I imitated the British attitude of ‘natural’ superiority. This caused confusion. They were used to foreigners who behaved properly, accepting somehow the superiority of the British race. Either they had to give up their superiority or they had to consider me as one of them, a strange kind of Englishman. I had not thought out what I was doing; it was a spontaneous creative action. My success was limited, though; I could not change the position of the Maltese and American confrere.

 

Reflection

Since the discovery of ‘mirror neurons’ it is obvious that children start imitating other human beings straight away after their birth. The child focuses on the intentions and goals of his models, not simply on their actions. We imitate the intention of other persons, not just their outward actions.

However, in those paradoxes, the subject does not imitate the intention of his adversary, but because he discerns his intention and goal, he imitates his acts and confronts his adversary with his behaviour. It is a form of meta-communication that reveals the violence of the adversary. The hidden desire of the adversary is revealed; his behaviour turns out to be a lie. His intention becomes transparent. The adversary is imitated, sees himself in a mirror and has to admit that he plays a power game. As soon as he discovers himself to be violent, it becomes quite impossible to continue. A human being can only be violent as long as he does not recognize his actions as pure violence. Violence is always to be justified by covering it up and surrounding it by a wall of good reasons such as rectifying a situation, bringing the other person to justice, obeying higher authorities, saving the world or the Church or at least saving oneself. Being violent is living in a chaos, in a universe without differences, in which everybody is mirroring everybody else. The confusion of the person when he is unmasked is a sign of the chaos which he is in already.

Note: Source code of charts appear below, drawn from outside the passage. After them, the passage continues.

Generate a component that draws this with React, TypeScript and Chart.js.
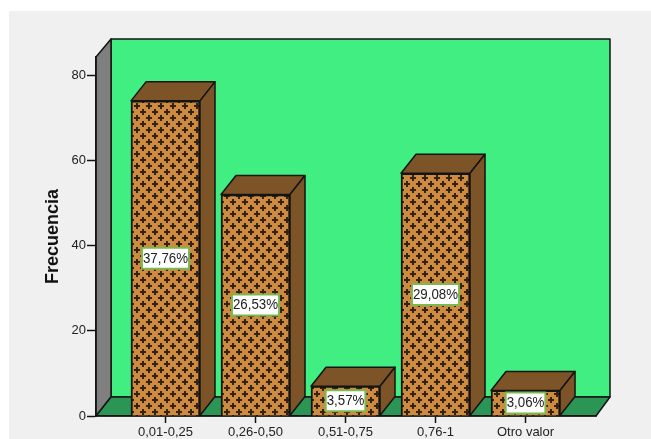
import React, { useEffect, useRef } from "react";
import { Chart, registerables } from "chart.js";

Chart.register(...registerables);

const categories = ["0,01-0,25", "0,26-0,50", "0,51-0,75", "0,76-1", "Otro valor"];
const frequencies = [74, 52, 7, 57, 6];
const percentLabels = ["37,76%", "26,53%", "3,57%", "29,08%", "3,06%"];
const yTicks = [0, 20, 40, 60, 80];

const FONT = '"Liberation Sans", Arial, sans-serif';
const DEPTH_X = 15;
const DEPTH_Y = 19;
const INK = "#141414";

// Two staggered dark crosses on the orange front-face tile.
function crossPattern(ctx: CanvasRenderingContext2D) {
  const tile = document.createElement("canvas");
  tile.width = 12;
  tile.height = 12;
  const t = tile.getContext("2d")!;
  t.fillStyle = "#CE8A3E";
  t.fillRect(0, 0, 12, 12);
  t.fillStyle = "#33220F";
  for (const [cx, cy] of [[5, 10], [11, 4]]) {
    for (const dx of [-12, 0, 12]) {
      for (const dy of [-12, 0, 12]) {
        t.fillRect(cx + dx - 3, cy + dy - 1, 6, 2);
        t.fillRect(cx + dx - 1, cy + dy - 3, 2, 6);
      }
    }
  }
  return ctx.createPattern(tile, "repeat")!;
}

function poly(ctx: CanvasRenderingContext2D, pts: number[][], fill: string, lw = 1.5) {
  ctx.beginPath();
  pts.forEach(([x, y], i) => (i ? ctx.lineTo(x, y) : ctx.moveTo(x, y)));
  ctx.closePath();
  ctx.fillStyle = fill;
  ctx.fill();
  ctx.lineWidth = lw;
  ctx.strokeStyle = INK;
  ctx.lineJoin = "round";
  ctx.stroke();
}

// Page panel plus the back wall, side wall and floor of the 3D box.
const boxPlugin = {
  id: "box3d",
  beforeDraw(chart: any) {
    const { ctx, chartArea: a, width, height } = chart;
    ctx.save();
    ctx.fillStyle = "#FFFFFF";
    ctx.fillRect(0, 0, width, height);
    ctx.fillStyle = "#F0F0F0";
    ctx.fillRect(9, 11, width - 9, height - 11);
    const l = a.left, r = a.right, t = a.top, b = a.bottom;
    poly(ctx, [[l + DEPTH_X, t - 18], [r + DEPTH_X - 1, t - 18], [r + DEPTH_X - 1, b - DEPTH_Y], [l + DEPTH_X, b - DEPTH_Y]], "#40EE82");
    poly(ctx, [[l, t], [l + DEPTH_X, t - 18], [l + DEPTH_X, b - DEPTH_Y], [l, b]], "#7F7F7F");
    poly(ctx, [[l, b], [l + DEPTH_X, b - DEPTH_Y], [r + DEPTH_X - 1, b - DEPTH_Y], [r, b]], "#2B9556");
    ctx.restore();
  },
};

// Top and side faces of each bar, then its percentage tag.
const barFacesPlugin = {
  id: "barFaces",
  afterDatasetsDraw(chart: any) {
    const { ctx } = chart;
    const bars = chart.getDatasetMeta(0).data;
    ctx.save();
    bars.forEach((bar: any, i: number) => {
      const half = bar.width / 2;
      const x0 = bar.x - half, x1 = bar.x + half, top = bar.y, base = bar.base;
      poly(ctx, [[x0, top], [x0 + DEPTH_X, top - DEPTH_Y], [x1 + DEPTH_X, top - DEPTH_Y], [x1, top]], "#7C5428");
      poly(ctx, [[x1, top], [x1 + DEPTH_X, top - DEPTH_Y], [x1 + DEPTH_X, base - DEPTH_Y], [x1, base]], "#7C5428");

      const midY = (top + base) / 2;
      ctx.font = `14px ${FONT}`;
      const textW = ctx.measureText(percentLabels[i]).width;
      const w = textW * 0.95 + 2;
      ctx.fillStyle = "#FFFFFF";
      ctx.strokeStyle = "#7DB84F";
      ctx.lineWidth = 2;
      ctx.fillRect(bar.x - w / 2, midY - 10.5, w, 21);
      ctx.strokeRect(bar.x - w / 2, midY - 10.5, w, 21);
      ctx.fillStyle = "#222222";
      ctx.textAlign = "center";
      ctx.textBaseline = "middle";
      // Slightly condensed so the taller glyphs still fit the tag.
      ctx.fillText(percentLabels[i], bar.x, midY + 0.5, textW * 0.95);
    });
    ctx.restore();
  },
};

export default function App() {
  const ref = useRef<HTMLCanvasElement>(null);

  useEffect(() => {
    const ctx = ref.current!.getContext("2d")!;
    const chart = new Chart(ctx, {
      type: "bar",
      data: {
        datasets: [
          {
            data: frequencies.map((y, x) => ({ x, y })),
            backgroundColor: crossPattern(ctx),
            borderColor: INK,
            borderWidth: 2,
            barThickness: 69,
          },
        ],
      },
      options: {
        animation: false,
        responsive: false,
        events: [],
        layout: { padding: { left: 0, top: 57, right: 55, bottom: 0 } },
        plugins: { legend: { display: false }, tooltip: { enabled: false } },
        scales: {
          x: {
            type: "linear",
            offset: false,
            // Side margins of the box sit wider than the category spacing.
            min: -0.772,
            max: 4.783,
            afterBuildTicks: (s: any) => {
              s.ticks = categories.map((_, value) => ({ value }));
            },
            afterFit: (s: any) => {
              s.height = 23;
            },
            grid: { display: true, offset: false, drawOnChartArea: false, tickLength: 7, tickColor: INK, tickWidth: 1.5 },
            border: { display: true, color: INK, width: 1.5 },
            ticks: {
              autoSkip: false,
              maxRotation: 0,
              padding: 2,
              color: "#222222",
              font: { family: FONT, size: 13 },
              callback: (v: any) => categories[v as number],
            },
          },
          y: {
            min: 0,
            max: 84.3,
            afterBuildTicks: (s: any) => {
              s.ticks = yTicks.map((value) => ({ value }));
            },
            afterFit: (s: any) => {
              s.width = 96;
            },
            grid: { display: true, drawOnChartArea: false, tickLength: 9, tickColor: INK, tickWidth: 1.5 },
            border: { display: true, color: INK, width: 1.5 },
            ticks: { padding: 1, color: "#222222", font: { family: FONT, size: 13 } },
            title: {
              display: true,
              text: "Frecuencia",
              color: "#111111",
              font: { family: FONT, size: 18, weight: "bold" },
              padding: { top: 42, bottom: 0 },
            },
          },
        },
      },
      plugins: [boxPlugin, barFacesPlugin],
    } as any);
    return () => chart.destroy();
  }, []);

  return (
    <canvas
      ref={ref}
      width={651}
      height={439}
      style={{ position: "fixed", left: 0, top: 0, width: 651, height: 439, display: "block" }}
    />
  );
}
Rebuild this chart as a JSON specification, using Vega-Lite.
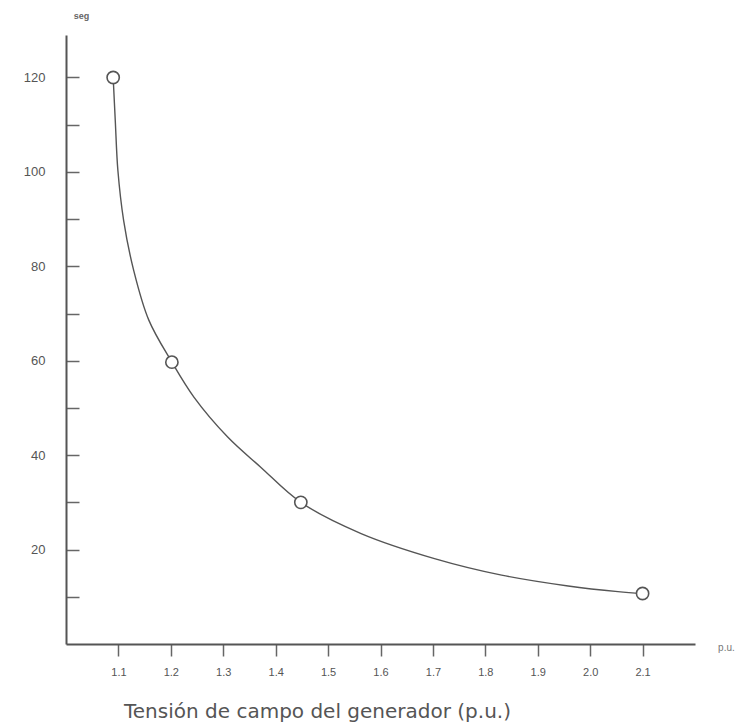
{
  "$schema": "https://vega.github.io/schema/vega-lite/v6.json",
  "width": 629,
  "height": 609,
  "autosize": {"type": "none"},
  "padding": {"left": 66, "top": 35, "right": 52, "bottom": 84},
  "background": "white",
  "config": {"view": {"stroke": null}},
  "datasets": {
    "curve": [
      {"x": 1.09, "y": 120},
      {"x": 1.094, "y": 110.9},
      {"x": 1.099, "y": 100.3},
      {"x": 1.11, "y": 89.7},
      {"x": 1.129, "y": 79.2},
      {"x": 1.158, "y": 68.6},
      {"x": 1.202, "y": 59.7},
      {"x": 1.244, "y": 52.3},
      {"x": 1.308, "y": 43.9},
      {"x": 1.371, "y": 37.5},
      {"x": 1.448, "y": 30},
      {"x": 1.563, "y": 23.4},
      {"x": 1.703, "y": 18.1},
      {"x": 1.831, "y": 14.6},
      {"x": 1.958, "y": 12.3},
      {"x": 2.053, "y": 11.1},
      {"x": 2.1, "y": 10.7}
    ],
    "points": [
      {"x": 1.09, "y": 120},
      {"x": 1.202, "y": 59.7},
      {"x": 1.448, "y": 30},
      {"x": 2.1, "y": 10.7}
    ],
    "unit": [{"x": 2.26, "y": 0, "label": "p.u."}]
  },
  "layer": [
    {
      "data": {"name": "curve"},
      "mark": {"type": "line", "interpolate": "catmull-rom", "color": "#555555", "strokeWidth": 1.4},
      "encoding": {
        "x": {
          "field": "x", "type": "quantitative",
          "scale": {"domain": [1.0, 2.2], "nice": false, "zero": false},
          "axis": {
            "values": [1.1, 1.2, 1.3, 1.4, 1.5, 1.6, 1.7, 1.8, 1.9, 2.0, 2.1],
            "format": ".1f",
            "grid": false,
            "domainColor": "#555555", "domainWidth": 2,
            "tickColor": "#666666", "tickWidth": 1.5, "tickSize": 12,
            "labelColor": "#555555", "labelFontSize": 11, "labelFont": "Liberation Sans",
            "labelPadding": 10,
            "title": "Tensión de campo del generador (p.u.)",
            "titleFont": "DejaVu Sans", "titleFontSize": 20, "titleFontWeight": "normal",
            "titleColor": "#555555",
            "titleX": 251, "titleY": 73, "titleAlign": "center", "titleBaseline": "alphabetic", "titleAnchor": null
          }
        },
        "y": {
          "field": "y", "type": "quantitative",
          "scale": {"domain": [0, 129], "nice": false},
          "axis": {
            "values": [10, 20, 30, 40, 50, 60, 70, 80, 90, 100, 110, 120],
            "labelExpr": "datum.value % 20 === 0 ? datum.label : ''",
            "grid": false,
            "domainColor": "#555555", "domainWidth": 2,
            "tickColor": "#666666", "tickWidth": 1.5, "tickSize": -13,
            "labelColor": "#555555", "labelFontSize": 13, "labelFont": "Liberation Sans",
            "labelPadding": 34,
            "title": "seg",
            "titleFont": "Liberation Sans", "titleFontSize": 9, "titleFontWeight": "bold",
            "titleColor": "#666666", "titleAngle": 0,
            "titleX": 15, "titleY": -20, "titleAlign": "center", "titleBaseline": "middle"
          }
        }
      }
    },
    {
      "data": {"name": "points"},
      "mark": {"type": "point", "shape": "circle", "filled": false, "fill": "white", "fillOpacity": 1, "stroke": "#555555", "strokeWidth": 1.6, "size": 150, "opacity": 1},
      "encoding": {
        "x": {"field": "x", "type": "quantitative"},
        "y": {"field": "y", "type": "quantitative"}
      }
    },
    {
      "data": {"name": "unit"},
      "mark": {"type": "text", "font": "Liberation Sans", "fontSize": 10, "color": "#777777", "baseline": "middle", "align": "center", "dy": 4},
      "encoding": {
        "x": {"field": "x", "type": "quantitative"},
        "y": {"field": "y", "type": "quantitative"},
        "text": {"field": "label"}
      }
    }
  ]
}
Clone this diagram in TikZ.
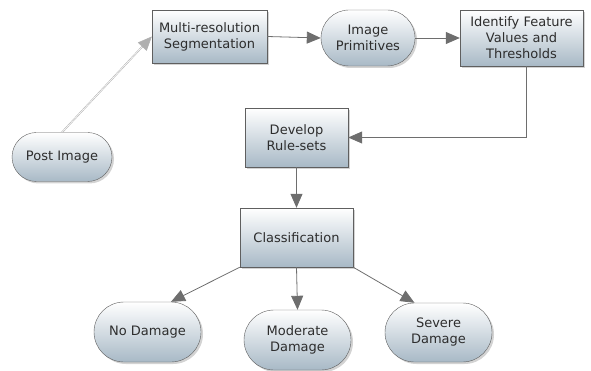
\documentclass[tikz,border=0pt]{standalone}
\usepackage{fontspec}
\setmainfont{DejaVu Sans}
\usetikzlibrary{arrows.meta,shapes.misc,shadows}

\definecolor{boxedge}{RGB}{95,95,95}
\definecolor{boxbottom}{RGB}{168,185,198}
\definecolor{linkgray}{RGB}{110,110,110}
\definecolor{textgray}{RGB}{45,45,45}

\tikzset{
  stepbox/.style={draw=boxedge, top color=white, bottom color=boxbottom,
    drop shadow={shadow xshift=2pt, shadow yshift=-2pt, opacity=.35},
    align=center, text=textgray, font=\fontsize{13}{16}\selectfont, inner sep=2pt},
  pill/.style={stepbox, rounded rectangle},
  link/.style={draw=linkgray, line width=.8pt,
    -{Triangle[length=14pt,width=12pt]}, color=linkgray}
}

\begin{document}
\begin{tikzpicture}[x=1pt,y=-1pt]
  \useasboundingbox (0,0) rectangle (591,371);
  % define the nodes
  \node[pill, minimum width=104, minimum height=49] (post) at (62,157) {Post Image};
  \node[stepbox, minimum width=115, minimum height=53] (multi) at (209.5,36.5) {Multi-resolution\\Segmentation};
  \node[pill, minimum width=98, minimum height=56] (prim) at (368,38) {Image\\Primitives};
  \node[stepbox, minimum width=123, minimum height=56] (ident) at (521.5,38) {Identify Feature\\Values and\\Thresholds};
  \node[stepbox, minimum width=103, minimum height=59] (dev) at (296.5,137.5) {Develop\\Rule-sets};
  \node[stepbox, minimum width=113, minimum height=59] (cls) at (296.5,237.5) {Classification};
  \node[pill, minimum width=111, minimum height=60] (nodmg) at (147.5,332) {No Damage};
  \node[pill, minimum width=111, minimum height=60] (moddmg) at (297.5,340) {Moderate\\Damage};
  \node[pill, minimum width=111, minimum height=59] (sevdmg) at (438.5,332.5) {Severe\\Damage};
  % draw the links
  \draw[link, draw=linkgray!55, double=white, double distance=.6pt, line width=.5pt] (post.north) -- (multi.west);
  \draw[link] (multi.east) -- (prim.west);
  \draw[link] (prim.east) -- (ident.west);
  \draw[link] ([xshift=5pt]ident.south) |- (dev.east);
  \draw[link] (dev.south) -- (cls.north);
  \draw[link] (cls.south west) -- (nodmg.north east);
  \draw[link] (cls.south) -- (moddmg.north);
  \draw[link] (cls.south east) -- (sevdmg.north west);
\end{tikzpicture}
\end{document}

The expectation that the potential victim will respond with some violence or will surrender immediately by recognizing that he is a person who is not worth while - for instance by bursting into tears -, seems to justify the use of violence in advance. It is a kind of pre-emptive strike and thus the person who started the action can deny that he is a man of violence for he is only responding to the violence he knew was coming. Unmasking violence is only possible by non-violent actions, for otherwise one remains in the vicious circle of violence and counter violence. Developing a strategy is already becoming a part of the circle of violence in which one act of violence is countered by another act of violence, even when it is hidden in a seemingly peaceful gesture.

Even discovering that one is imitating an opponent may suffice to stop this process for one becomes aware that the more one imitates this person the more one is losing oneself, abolishing the differences, and increasing the chaos. Or in the cases of prescribing the symptom, the client is unmasked as a person who expects others to frown on him and he lives up to this and imitates this expectation. He is instructed to express this imitation. When he becomes aware of his imitating behaviour, he has to stop imitating in order not to get lost in a chaos. He or she awakens and the real process of healing can begin.

 

   [3992 words] 



[1] M. Elias, Rechterraadsels of De twee gezichten van de zondebok, Maastricht 1998, 30-31.

[2] See: M. Clark, Paradoxes from A to Z. London 2007; R.C. Koons, Paradoxes of belief and strategic rationality. Cambridge 1992; V. McGee, Truth, Vagueness and Paradox. An Essay on the Logic of Truth. Indianapolis 1991.

[3] P. Watzlawick, J Beavin Bavelas, D.D. Jackson, Pragmatics of Human Communication. A Study of interactional Patterns, Pathologies and Paradoxes. New York / London 1967.

[4] V.E. Frankl, The Doctor and the Soul. From Psychotherapy to Logotherapy. Harmondsworth 1973, 205-237.

[5] M. Selvini Palazzoli (ed.), Paradosso e controparadosso. Un nuovo modello nella terapia della famiglia a transazione schizofrenica. Milano 1975.

[6] M. Selvini Palazzoli (ed.), Family Games. General Models of Psychotic Processes in the Family. London 1989.